Simply put, the legislature, in passing KRS 67A.070(2)(b), did not use the phrase "occupy the field," or similar wording, in that provision. The legislature is clearly aware of the distinction between the phrases "occupy the field," and "comprehensive scheme of legislation." Such awareness is indicated by the legislature's use of the phrase "occupy the field" in KRS 77.170, and a variation of that phrase in KRS 65.870, as distinguished from the phrase "comprehensive scheme of legislation" as used in KRS 67.070(2)(b). Accordingly, in our view, the phrase "occupy the field" is not synonymous with the phrase "comprehensive scheme of legislation."

In our view the power of an urban county government to enact a local ordinance regarding a given subject must be determined, in part, by a plain reading of the express language of KRS 67A.070(2)(b). If a "comprehensive scheme of legislation" regarding a given subject is embodied in the general statutes of the state, an urban county government has no authority to enact a local ordinance in such regard, as such ordinance will be deemed to conflict with the general statutes of the state by virtue of KRS 67A.070(1) and (2). See OAG 80-467; 80-502, 83-251.

The question is, as indicated above: What constitutes a "comprehensive scheme of legislation?"

A review of several dictionaries regarding the definition of the term "comprehensive" indicates that the term is defined as including or comprehending much, or as something large in scope. It is not defined as "all inclusive."

In State v. Womach, Mo., 196 S.W.2d 809, 812 (1946) the Court, in discussing the definition of the term "comprehensive scheme," indicated:

Relators construe the term 'comprehensive' . . . as being synonymous with and meaning 'all inclusive,' but this is erroneous. The express grant of power to municipalities (subject to the limitation of consistency with the state act) is itself a negation of all inclusiveness; but the act is comprehensive in the sense of 'including much; comprising many things; having a wide scope; inclusive.' Webster's New Int. Dict., 2d Ed.

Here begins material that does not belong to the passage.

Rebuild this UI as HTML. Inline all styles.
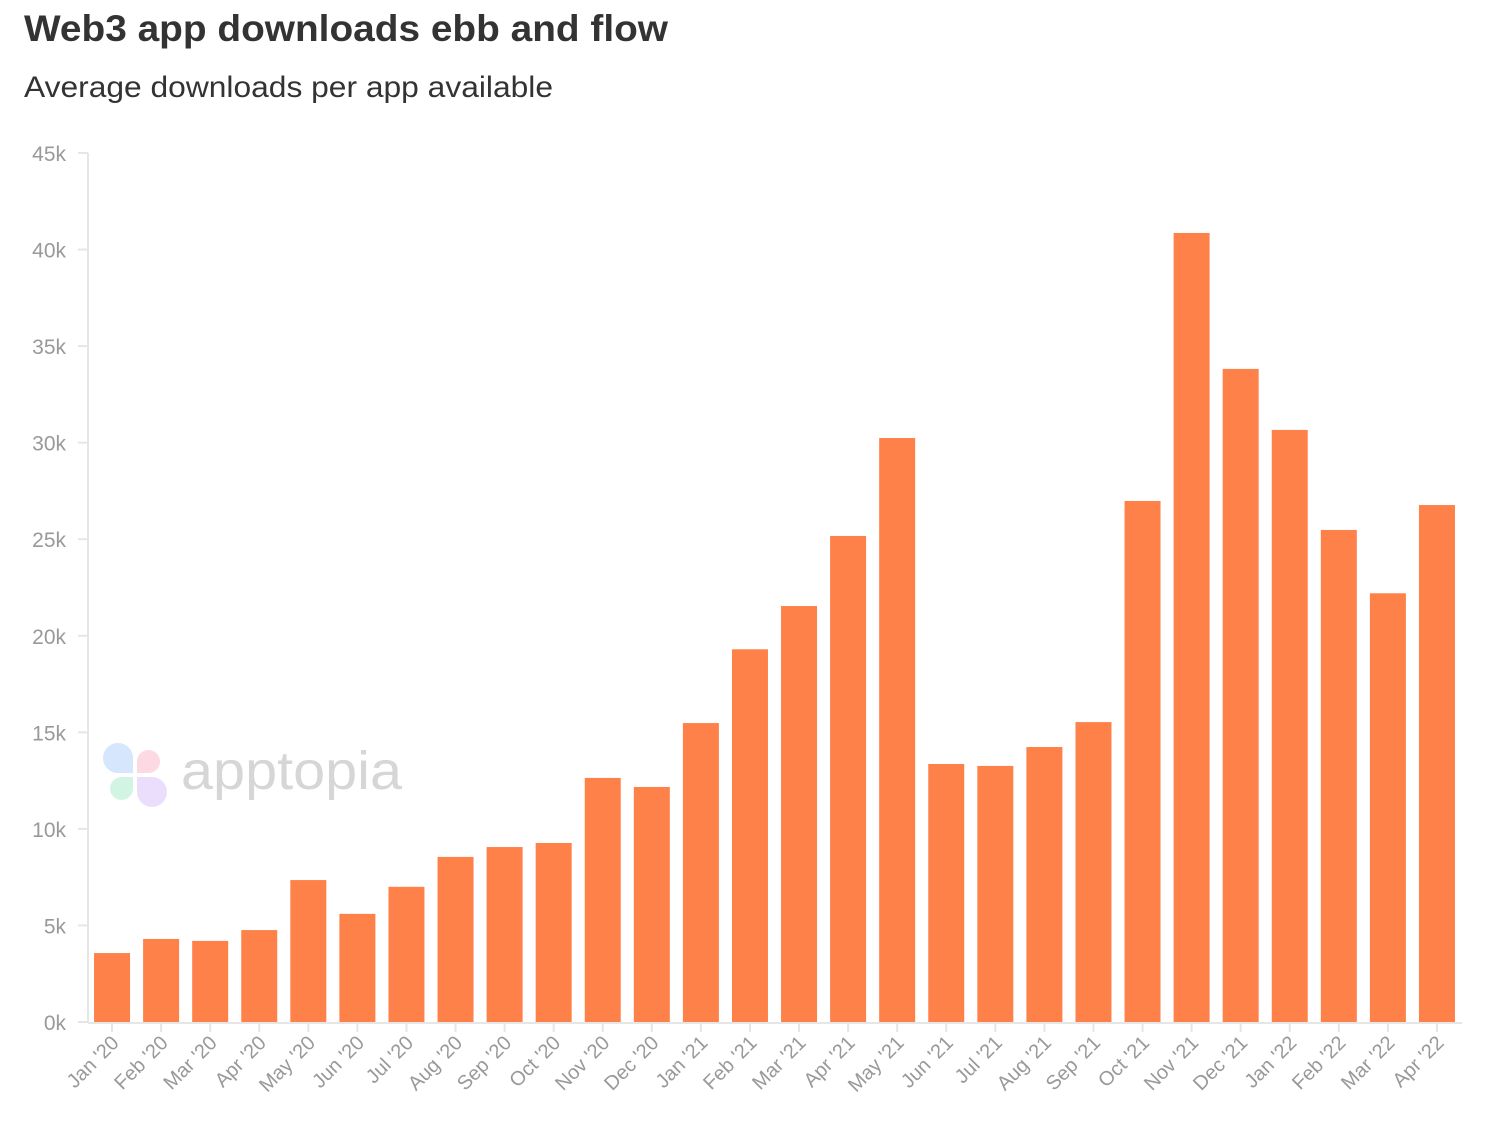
<!DOCTYPE html>
<html><head><meta charset="utf-8"><style>
body{margin:0;background:#fff;width:1500px;height:1128px;overflow:hidden;font-family:"Liberation Sans",sans-serif}
</style></head><body>
<svg width="1500" height="1128" xmlns="http://www.w3.org/2000/svg">
<text x="24" y="41" font-size="37" font-weight="bold" fill="#333" textLength="644" lengthAdjust="spacingAndGlyphs">Web3 app downloads ebb and flow</text>
<text x="24" y="97" font-size="30" fill="#333" textLength="529" lengthAdjust="spacingAndGlyphs">Average downloads per app available</text>
<g>
<path d="M118 743a15 15 0 0 1 15 15v15h-15a15 15 0 0 1 0-30z" fill="#d6e6fd"/>
<path d="M137 773v-12a11.5 11.5 0 1 1 11.5 12z" fill="#fdd9e3"/>
<path d="M133 777v12a11.5 11.5 0 1 1-11.5-12z" fill="#d2f5e3"/>
<path d="M137 777h15a15 15 0 1 1-15 15z" fill="#ebdefc"/>
<text x="181" y="789" font-size="54" fill="#d6d6d6" textLength="221" lengthAdjust="spacingAndGlyphs">apptopia</text>
</g>
<g id="yaxis"></g>
<g id="bars"></g>
<g id="xaxis"></g>
</svg>
<script>
const categories=["Jan '20","Feb '20","Mar '20","Apr '20","May '20","Jun '20","Jul '20","Aug '20","Sep '20","Oct '20","Nov '20","Dec '20","Jan '21","Feb '21","Mar '21","Apr '21","May '21","Jun '21","Jul '21","Aug '21","Sep '21","Oct '21","Nov '21","Dec '21","Jan '22","Feb '22","Mar '22","Apr '22"];
const values=[3570,4300,4200,4760,7350,5600,7000,8550,9060,9270,12640,12170,15480,19300,21540,25170,30240,13360,13260,14240,15530,26980,40860,33820,30660,25480,22200,26770];
const yTicks=[0,5000,10000,15000,20000,25000,30000,35000,40000,45000];
const yTickLabels=["0k","5k","10k","15k","20k","25k","30k","35k","40k","45k"];
const NS="http://www.w3.org/2000/svg";
const y0=1022,yTop=153,yMax=45000,xL=88,xR=1462;
const y=v=>y0-(v/yMax)*(y0-yTop);
const step=(xR-xL)/categories.length;
const xc=i=>xL+step*(i+0.5)-0.5;
const bw=36;
function mk(t,a,p){const e=document.createElementNS(NS,t);for(const k in a)e.setAttribute(k,a[k]);p.appendChild(e);return e;}
const ya=document.getElementById('yaxis'),ba=document.getElementById('bars'),xa=document.getElementById('xaxis');
const axl=mk('line',{x1:xL,x2:xL,y1:yTop,y2:y0,stroke:'#e6e6e6','stroke-width':2},ya);


yTicks.forEach((v,i)=>{
 const t=mk('text',{x:66,y:y(v)+8,'font-size':21,fill:'#999','text-anchor':'end'},ya);
 t.textContent=yTickLabels[i];
 
 
 const tk=mk('line',{x1:xL-10,x2:xL,y1:y(v),y2:y(v),stroke:'#e6e6e6','stroke-width':2},ya);
 
 
});
const xl=mk('line',{x1:xL,x2:xR,y1:y0+1,y2:y0+1,stroke:'#e6e6e6','stroke-width':2},xa);


values.forEach((v,i)=>{
 const r=mk('rect',{x:xc(i)-bw/2,y:y(v),width:bw,height:y0-y(v),fill:'#ff814a'},ba);
 
 
});
categories.forEach((c,i)=>{
 const tk=mk('line',{x1:xc(i),x2:xc(i),y1:y0,y2:y0+10,stroke:'#e6e6e6','stroke-width':2},xa);
 
 
 const t=mk('text',{x:xc(i)+8,y:y0+22,'font-size':20,fill:'#999','text-anchor':'end',transform:`rotate(-45 ${xc(i)+8} ${y0+22})`},xa);
 t.textContent=c;
 
 
});
</script>
</body></html>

Given the definition of "comprehensive," broad, detailed, patterned legislation regarding a given subject, which addresses all or most of the key matters of significance regarding a given subject, must reasonably be viewed as a "comprehensive scheme of legislation" concerning that subject. KRS 67A.070(2)(b). The fact that legislation does not address some aspect of a subject will not render a legislative scheme other than comprehensive. See the discussion, although related to KRS 82.082, of the "city home rule statute" (which contains language similar to KRS 67A.070(2)(b)), in Whitehead v. Estate of Bravard, Ky., 719 S.W.2d 720 (1986). And see, OAG 80-467, 80-502, 83-251.

Is KRS 217B.300 a Comprehensive Scheme of Legislation?

KRS 217B.300 defines certain terms associated with lawn chemical applications, including, among others, application, application for hire, lawn, and lawn chemicals. The legislation establishes detailed notice requirements in relation to lawn chemical applications. It makes separate and specific provision for information to be given by an applicator for hire at the time of entering into a contract, placement of yard markers, the size and character of yard markers, the wording and size of lettering of yard markers, and the number of such markers, given the nature of certain properties. The legislation provides for an applicator to provide information specific to chemicals applied. Such information is to include the brand name and common name of pesticides applied, its concentration, any special instructions appearing on the product label, any other precautionary or hazard information applicable, and the name and state applicator license or certificate number of the individual making the application. Further, provision is made for advance notice of an application to be available upon request to a customer or neighbor whose residence adjoins a customer. Lastly, a penalty is established for violation of these requirements.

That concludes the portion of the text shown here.